> _Your instructions_
Quote from the first line below through the line that contains "(8,14) -- (8,673);", both included, and leave the pictures out.

> _Data provided_
★ ★ ★

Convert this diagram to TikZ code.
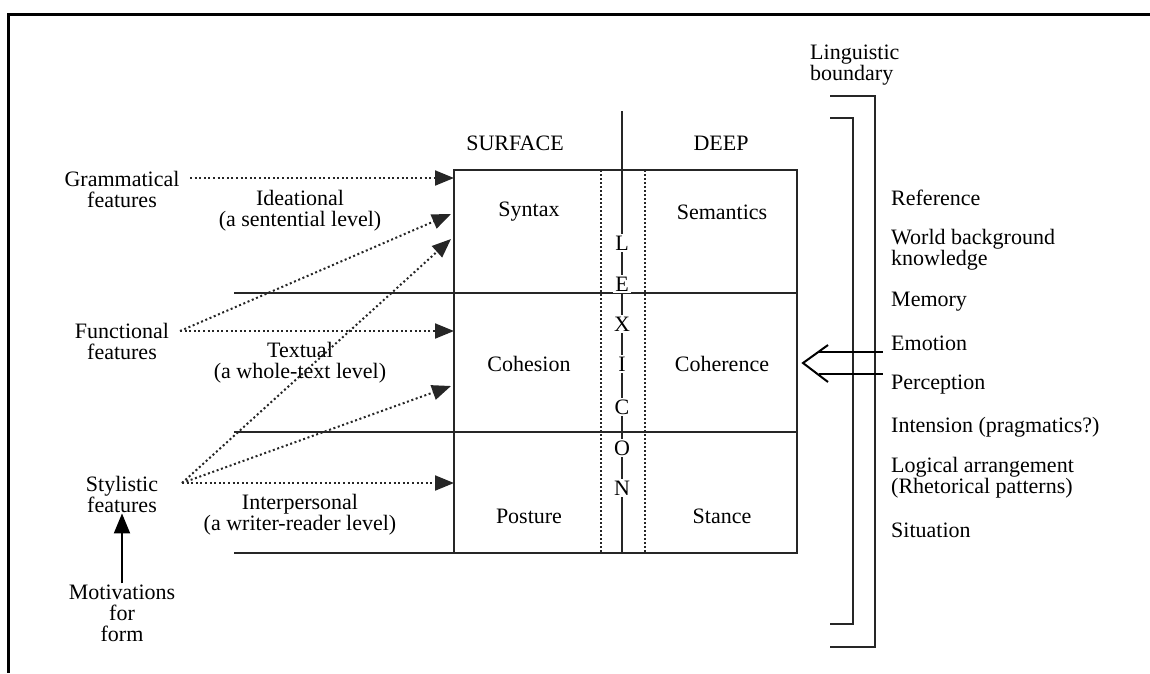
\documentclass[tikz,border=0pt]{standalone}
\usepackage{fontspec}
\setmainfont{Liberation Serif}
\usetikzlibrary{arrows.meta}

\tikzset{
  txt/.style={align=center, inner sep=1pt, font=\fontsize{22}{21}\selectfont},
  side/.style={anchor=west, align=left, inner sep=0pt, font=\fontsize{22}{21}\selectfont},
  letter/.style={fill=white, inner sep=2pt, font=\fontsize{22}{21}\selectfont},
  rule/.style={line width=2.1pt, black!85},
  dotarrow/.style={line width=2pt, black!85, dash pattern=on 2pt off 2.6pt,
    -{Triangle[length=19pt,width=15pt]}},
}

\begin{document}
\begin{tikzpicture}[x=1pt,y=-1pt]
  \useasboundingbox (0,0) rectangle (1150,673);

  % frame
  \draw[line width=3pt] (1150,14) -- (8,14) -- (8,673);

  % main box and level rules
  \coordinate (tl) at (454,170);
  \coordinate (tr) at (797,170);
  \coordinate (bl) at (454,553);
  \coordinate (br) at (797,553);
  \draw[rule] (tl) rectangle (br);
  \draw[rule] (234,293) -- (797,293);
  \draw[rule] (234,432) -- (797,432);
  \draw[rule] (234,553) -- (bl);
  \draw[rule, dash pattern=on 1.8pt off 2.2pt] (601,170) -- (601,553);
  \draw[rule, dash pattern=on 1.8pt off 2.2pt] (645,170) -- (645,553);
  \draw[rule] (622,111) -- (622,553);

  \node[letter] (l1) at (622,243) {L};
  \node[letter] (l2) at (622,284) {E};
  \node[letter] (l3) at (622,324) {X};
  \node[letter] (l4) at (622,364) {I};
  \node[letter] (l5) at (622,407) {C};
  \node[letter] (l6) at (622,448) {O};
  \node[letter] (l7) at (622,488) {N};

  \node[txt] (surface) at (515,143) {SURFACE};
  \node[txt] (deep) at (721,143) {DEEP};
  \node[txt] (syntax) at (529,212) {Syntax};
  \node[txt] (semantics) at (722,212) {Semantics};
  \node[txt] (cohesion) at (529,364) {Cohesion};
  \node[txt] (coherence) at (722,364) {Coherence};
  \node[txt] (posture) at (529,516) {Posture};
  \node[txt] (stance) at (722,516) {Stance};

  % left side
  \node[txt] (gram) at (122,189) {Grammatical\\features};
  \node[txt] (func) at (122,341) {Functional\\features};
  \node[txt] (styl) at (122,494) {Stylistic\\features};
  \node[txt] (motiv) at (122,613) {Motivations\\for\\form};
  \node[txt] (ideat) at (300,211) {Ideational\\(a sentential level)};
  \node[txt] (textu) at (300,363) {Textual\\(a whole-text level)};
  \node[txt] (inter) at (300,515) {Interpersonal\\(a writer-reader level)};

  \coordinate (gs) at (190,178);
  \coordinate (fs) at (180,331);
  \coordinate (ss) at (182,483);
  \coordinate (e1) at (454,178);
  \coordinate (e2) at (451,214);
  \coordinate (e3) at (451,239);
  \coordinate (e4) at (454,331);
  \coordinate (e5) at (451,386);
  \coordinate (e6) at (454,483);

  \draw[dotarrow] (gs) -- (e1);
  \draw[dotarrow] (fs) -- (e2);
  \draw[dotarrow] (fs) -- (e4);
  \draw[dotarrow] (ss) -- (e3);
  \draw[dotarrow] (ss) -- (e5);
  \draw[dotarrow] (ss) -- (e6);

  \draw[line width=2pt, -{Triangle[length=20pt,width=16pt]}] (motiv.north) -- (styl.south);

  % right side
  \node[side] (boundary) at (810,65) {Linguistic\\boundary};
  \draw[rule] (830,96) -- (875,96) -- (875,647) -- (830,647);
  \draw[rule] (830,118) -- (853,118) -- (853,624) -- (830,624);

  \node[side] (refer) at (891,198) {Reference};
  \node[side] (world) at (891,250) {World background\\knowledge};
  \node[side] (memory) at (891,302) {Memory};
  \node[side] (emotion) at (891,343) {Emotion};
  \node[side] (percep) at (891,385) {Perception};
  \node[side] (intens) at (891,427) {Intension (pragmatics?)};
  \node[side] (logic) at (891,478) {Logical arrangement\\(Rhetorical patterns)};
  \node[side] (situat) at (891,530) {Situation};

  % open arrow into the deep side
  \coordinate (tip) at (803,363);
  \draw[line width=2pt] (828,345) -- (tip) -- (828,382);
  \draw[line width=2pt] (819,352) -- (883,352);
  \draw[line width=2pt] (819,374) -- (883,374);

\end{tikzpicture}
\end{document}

★ ★ ★

> _Final result_
Convert this diagram to TikZ code.
\documentclass[tikz,border=0pt]{standalone}
\usepackage{fontspec}
\setmainfont{Liberation Serif}
\usetikzlibrary{arrows.meta}

\tikzset{
  txt/.style={align=center, inner sep=1pt, font=\fontsize{22}{21}\selectfont},
  side/.style={anchor=west, align=left, inner sep=0pt, font=\fontsize{22}{21}\selectfont},
  letter/.style={fill=white, inner sep=2pt, font=\fontsize{22}{21}\selectfont},
  rule/.style={line width=2.1pt, black!85},
  dotarrow/.style={line width=2pt, black!85, dash pattern=on 2pt off 2.6pt,
    -{Triangle[length=19pt,width=15pt]}},
}

\begin{document}
\begin{tikzpicture}[x=1pt,y=-1pt]
  \useasboundingbox (0,0) rectangle (1150,673);

  % frame
  \draw[line width=3pt] (1150,14) -- (8,14) -- (8,673);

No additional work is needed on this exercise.